Only in London Part 3: London Word Festival

Often people back home ask me "Why would you live in London? The weather and dentistry are terrible, it's full of poms... sure you can travel, but that's about getting OUT of London. Why would you live IN it?" To those people I reply with this series of 'Only in London' posts, dedicated to fantabulous - it's what the F stands for, remember - events so London-y you couldn't imagine them happening anywhere else. So read the posts, shut up, and go back to dodging sharks.

From 2009-03-00-London


Spoken. Word. Two such harmless pieces of verbiage, but put them together and people suddenly have other things to do. Although the idea of it appeals, I'd never actually gotten around to seeing (should that be hearing?) a spoken word gig. Thanks (again) to Londonist, I scored an invite to the opening night of the London Word Festival (check out the website if only for the daily random neologism in the bottom of the right frame). Sure, I felt like an impostor intruding on a sub-culture of which I knew almost nothing, but the local wordy-types were welcoming and friendly. Perhaps it was my man-bag. It seemed to be a compulsory part of the uniform for all males in the room.

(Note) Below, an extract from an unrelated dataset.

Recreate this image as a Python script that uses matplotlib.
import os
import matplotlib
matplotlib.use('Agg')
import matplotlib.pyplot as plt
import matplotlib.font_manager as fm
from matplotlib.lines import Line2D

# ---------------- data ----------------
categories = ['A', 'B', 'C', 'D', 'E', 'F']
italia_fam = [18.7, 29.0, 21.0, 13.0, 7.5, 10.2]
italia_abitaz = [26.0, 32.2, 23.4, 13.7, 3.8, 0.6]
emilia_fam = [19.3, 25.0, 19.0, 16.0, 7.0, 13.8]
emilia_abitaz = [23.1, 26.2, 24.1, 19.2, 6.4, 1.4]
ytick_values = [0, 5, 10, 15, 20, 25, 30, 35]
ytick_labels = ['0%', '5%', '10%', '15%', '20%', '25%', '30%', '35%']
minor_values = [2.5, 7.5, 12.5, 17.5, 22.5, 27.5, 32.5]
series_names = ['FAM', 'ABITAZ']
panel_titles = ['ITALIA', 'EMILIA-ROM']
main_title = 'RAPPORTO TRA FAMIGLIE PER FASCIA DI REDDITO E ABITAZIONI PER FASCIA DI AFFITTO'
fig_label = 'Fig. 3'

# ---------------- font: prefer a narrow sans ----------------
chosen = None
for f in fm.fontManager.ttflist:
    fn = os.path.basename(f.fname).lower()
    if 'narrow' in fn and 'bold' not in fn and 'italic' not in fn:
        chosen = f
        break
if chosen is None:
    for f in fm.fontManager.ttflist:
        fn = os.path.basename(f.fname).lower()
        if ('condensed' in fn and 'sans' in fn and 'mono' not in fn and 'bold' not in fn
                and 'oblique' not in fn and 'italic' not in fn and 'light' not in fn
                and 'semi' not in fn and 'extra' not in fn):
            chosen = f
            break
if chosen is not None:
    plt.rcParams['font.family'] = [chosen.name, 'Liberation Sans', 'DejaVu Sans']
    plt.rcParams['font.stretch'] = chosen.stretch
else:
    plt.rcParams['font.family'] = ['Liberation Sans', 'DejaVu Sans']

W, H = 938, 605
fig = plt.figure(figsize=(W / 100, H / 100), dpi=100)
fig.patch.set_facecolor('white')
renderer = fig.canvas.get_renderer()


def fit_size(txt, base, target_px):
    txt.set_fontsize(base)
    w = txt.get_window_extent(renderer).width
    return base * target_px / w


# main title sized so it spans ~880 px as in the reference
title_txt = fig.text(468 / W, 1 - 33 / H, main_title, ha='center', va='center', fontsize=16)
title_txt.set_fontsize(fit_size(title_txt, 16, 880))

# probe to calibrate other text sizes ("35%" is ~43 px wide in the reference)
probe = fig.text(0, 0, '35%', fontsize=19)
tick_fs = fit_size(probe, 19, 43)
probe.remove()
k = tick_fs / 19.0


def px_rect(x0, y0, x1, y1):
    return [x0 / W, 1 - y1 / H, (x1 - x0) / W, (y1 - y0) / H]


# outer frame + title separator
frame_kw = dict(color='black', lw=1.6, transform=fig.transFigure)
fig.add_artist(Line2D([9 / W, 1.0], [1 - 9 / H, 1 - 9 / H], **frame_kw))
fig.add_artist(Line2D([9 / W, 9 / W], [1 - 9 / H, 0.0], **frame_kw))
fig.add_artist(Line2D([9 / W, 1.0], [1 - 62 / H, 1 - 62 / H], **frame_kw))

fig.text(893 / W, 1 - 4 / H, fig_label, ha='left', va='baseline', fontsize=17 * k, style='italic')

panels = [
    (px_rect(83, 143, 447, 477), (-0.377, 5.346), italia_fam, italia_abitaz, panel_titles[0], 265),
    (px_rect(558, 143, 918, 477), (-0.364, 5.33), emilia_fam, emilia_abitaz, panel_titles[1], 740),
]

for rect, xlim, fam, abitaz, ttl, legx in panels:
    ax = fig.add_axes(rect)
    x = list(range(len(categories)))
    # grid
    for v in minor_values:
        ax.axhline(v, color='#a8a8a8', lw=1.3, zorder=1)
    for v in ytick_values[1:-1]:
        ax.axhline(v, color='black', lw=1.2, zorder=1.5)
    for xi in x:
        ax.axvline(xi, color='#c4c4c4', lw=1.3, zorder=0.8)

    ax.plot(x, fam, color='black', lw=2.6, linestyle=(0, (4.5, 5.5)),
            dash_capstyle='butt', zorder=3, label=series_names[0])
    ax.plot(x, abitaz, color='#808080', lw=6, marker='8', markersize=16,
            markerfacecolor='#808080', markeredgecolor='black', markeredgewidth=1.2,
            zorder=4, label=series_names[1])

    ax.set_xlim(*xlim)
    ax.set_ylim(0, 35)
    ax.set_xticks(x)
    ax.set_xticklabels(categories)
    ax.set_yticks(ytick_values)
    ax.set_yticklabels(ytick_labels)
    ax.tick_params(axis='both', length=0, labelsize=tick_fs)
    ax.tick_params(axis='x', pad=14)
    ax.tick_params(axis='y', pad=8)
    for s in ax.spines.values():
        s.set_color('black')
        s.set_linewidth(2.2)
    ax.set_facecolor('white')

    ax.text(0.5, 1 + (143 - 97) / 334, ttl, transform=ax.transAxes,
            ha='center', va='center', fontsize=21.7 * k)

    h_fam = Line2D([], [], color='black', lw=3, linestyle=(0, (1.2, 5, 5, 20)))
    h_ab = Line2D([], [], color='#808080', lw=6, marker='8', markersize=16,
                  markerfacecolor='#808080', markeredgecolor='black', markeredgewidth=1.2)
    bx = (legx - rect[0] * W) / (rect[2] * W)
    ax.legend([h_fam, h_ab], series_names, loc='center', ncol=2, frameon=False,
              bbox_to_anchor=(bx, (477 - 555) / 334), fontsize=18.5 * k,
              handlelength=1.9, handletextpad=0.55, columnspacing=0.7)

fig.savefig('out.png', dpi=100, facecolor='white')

Within half a pint of arriving, I was chatting to some of the 'natives' - one of whom is one of the very few born-and-bred Londoners I've actually come across in London. Despite the fact our origins are almost literally polar opposites, our views on life in the city ran along the same lines. Interestingly though, he professed that most of his Londoner-since-birth friends have absolutely no desire to explore beyond its limits, not even venturing to other parts of England. The concept floored me. Most of the world is on your doorstep, and (until recently) you've had the currency that makes travelling affordable, and you stay in grey, drizzly London all year round? Perhaps the wanderlust typical of the Australian psyche comes from something in our upbringing, or perhaps it's in the water supply. Who knows, it could be the fluoride. Maybe it does more than teeth.

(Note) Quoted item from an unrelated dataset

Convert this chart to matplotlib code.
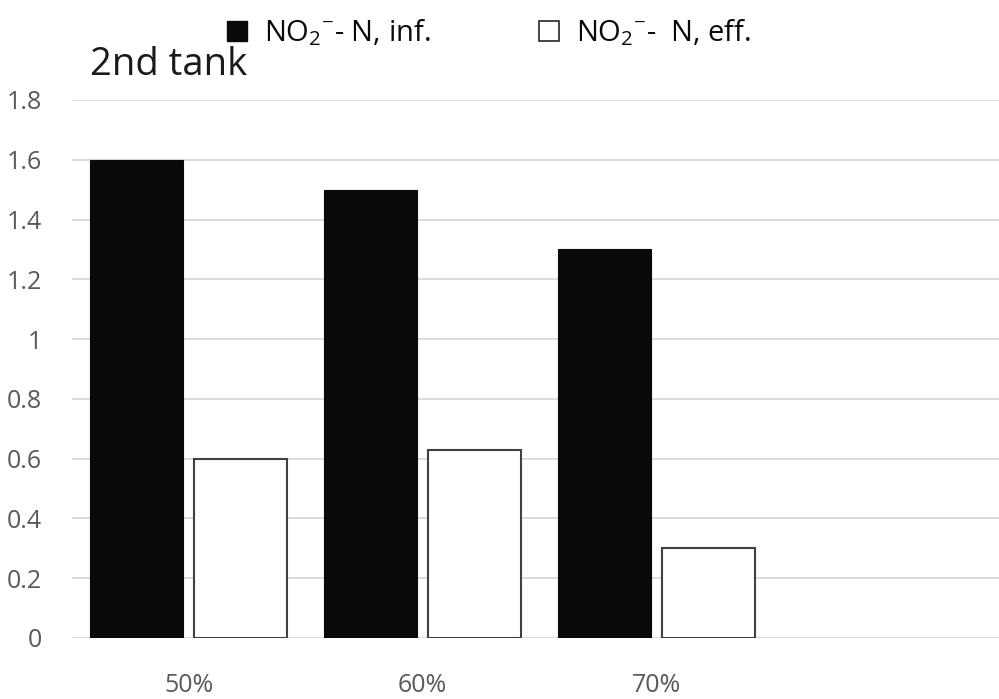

As for the event itself, my performance poetry cherry was popped by one Tim Key and I regret it not a jot. Having no other performance poets to compare it to, it's easiest to describe it as like seeing a stand-up comic doing a particularly bizarre set, with notebooks. The 'golden fib' finalists ranged from touching to hilarious, and I may have embarrassed myself when I was the only person in the room to laugh at the joke about Schroedinger's cat. Tough crowd.

All in all it was a great way to spend a night out, even without the open bar, leaving me with an invite from the organisers of another spoken word event, and the lingering, haunting image of a girl, wine in hand, sitting alone in the corner of the bar playing solitaire scrabble... I've definitely never seen that in Sydney.